A holiday shopping display at the mall.

Retailers give insight into fraud after the holidays

Posted on Dec 23, 2015 · 3 min read

Fraud comes in all shapes and sizes and is especially prevalent in the retail industry. Many retailers have reported experiencing fraud with consumers stealing, credit fraud or taking advantage of exclusive discounts for military members or students. For the 2015 holiday season the NRF is reporting that the biggest issue for retailers will face is return fraud.

Return fraud is the act of defrauding a retail store via the return process. Offenders have been caught returning stolen merchandise to secure cash, or stealing receipts or receipt tape to create a falsified return. Return fraud has been on the rise especially due to the heavy traffic during the holiday season both online and in-store and the growing popularity of e-receipts by retailers is also a likely connection.
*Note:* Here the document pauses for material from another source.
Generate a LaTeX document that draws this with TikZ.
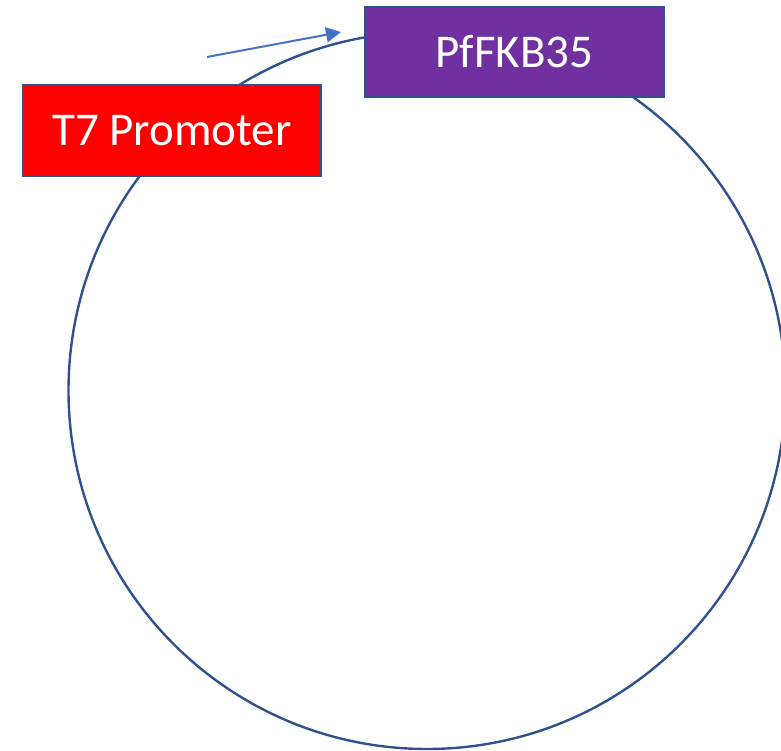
\documentclass[tikz,border=0pt]{standalone}
\usepackage{fontspec}
\setmainfont{Carlito}
\usetikzlibrary{arrows.meta}
\definecolor{outline}{RGB}{47,82,143}
\definecolor{arrowblue}{RGB}{68,114,196}
\definecolor{promoterred}{RGB}{255,0,0}
\definecolor{genepurple}{RGB}{112,48,160}
\tikzset{
  part/.style={draw=outline, line width=1.6pt, text=white, inner sep=0pt,
    font=\fontsize{47}{56}\selectfont, anchor=center},
  backbone/.style={draw=outline, line width=2.4pt, circle, inner sep=0pt},
  direction/.style={draw=arrowblue, line width=2pt,
    -{Triangle[length=15pt,width=15pt]}}
}
\begin{document}
\begin{tikzpicture}[x=1pt,y=-1pt]
  \useasboundingbox (0,0) rectangle (781,751);
  % plasmid backbone
  \node[backbone, minimum size=717pt] (plasmid) at (427,390.5) {};
  % parts placed on the backbone
  \node[part, fill=promoterred, minimum width=298pt, minimum height=91pt]
    (t7) at (172,130.5) {T7 Promoter};
  \node[part, fill=genepurple, minimum width=299pt, minimum height=90pt]
    (gene) at (514.5,52) {PfFKB35};
  % transcription direction
  \coordinate (dirstart) at (207,57);
  \coordinate (dirend) at (341,32);
  \draw[direction] (dirstart) -- (dirend);
\end{tikzpicture}
\end{document}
According to an NRF survey, it is estimated that 3.5% of holiday returns this year will be fraudulent, which is expected to cost retailers $2.2 billion, up from $1.9 billion last year. Throughout the entire year of 2015 retailers have estimated that they will have received $9.1 billion in fraudulent returns of the $260.5 billion returns made.

“Return fraud remains a critical issue for retailers with the impact spanning far and wide, in-store and online. While technology has played a significant role in deterring many in-person fraudulent transactions that would have otherwise gone unseen, there is little that can be done to prevent a determined criminal who will find a loophole one way or another. When it comes to retail fraud retailers can build taller walls, but criminals continue to find taller ladders,” said the NRF Vice President of Loss Prevention, Bob Moraca.

Retailers surveyed said that the two biggest issues they have with return fraud in the past year are stolen merchandise and return of used clothing.

  • 91.9% of retailers surveyed said they have experienced the return of stolen merchandise
  • 72.6% of retailers surveyed said they have experienced wardrobing (return of used, non-defective merchandise)

While all the talk about return fraud is disheartening, there are a few positives that came out of the NRF survey, including:

  • The return of merchandise purchased on fraudulent tender is down 6% from last year
  • Return fraud made by known organized retail crime groups is down 7.2% from last year
  • Employee fraud or collusion with external forces is down 4.4% from last year

Technology has played a huge part in decreasing the amount of fraud in the retail world and there are many more positive changes to come. At SheerID we are dedicated to helping retailers make these changes throughout 2016.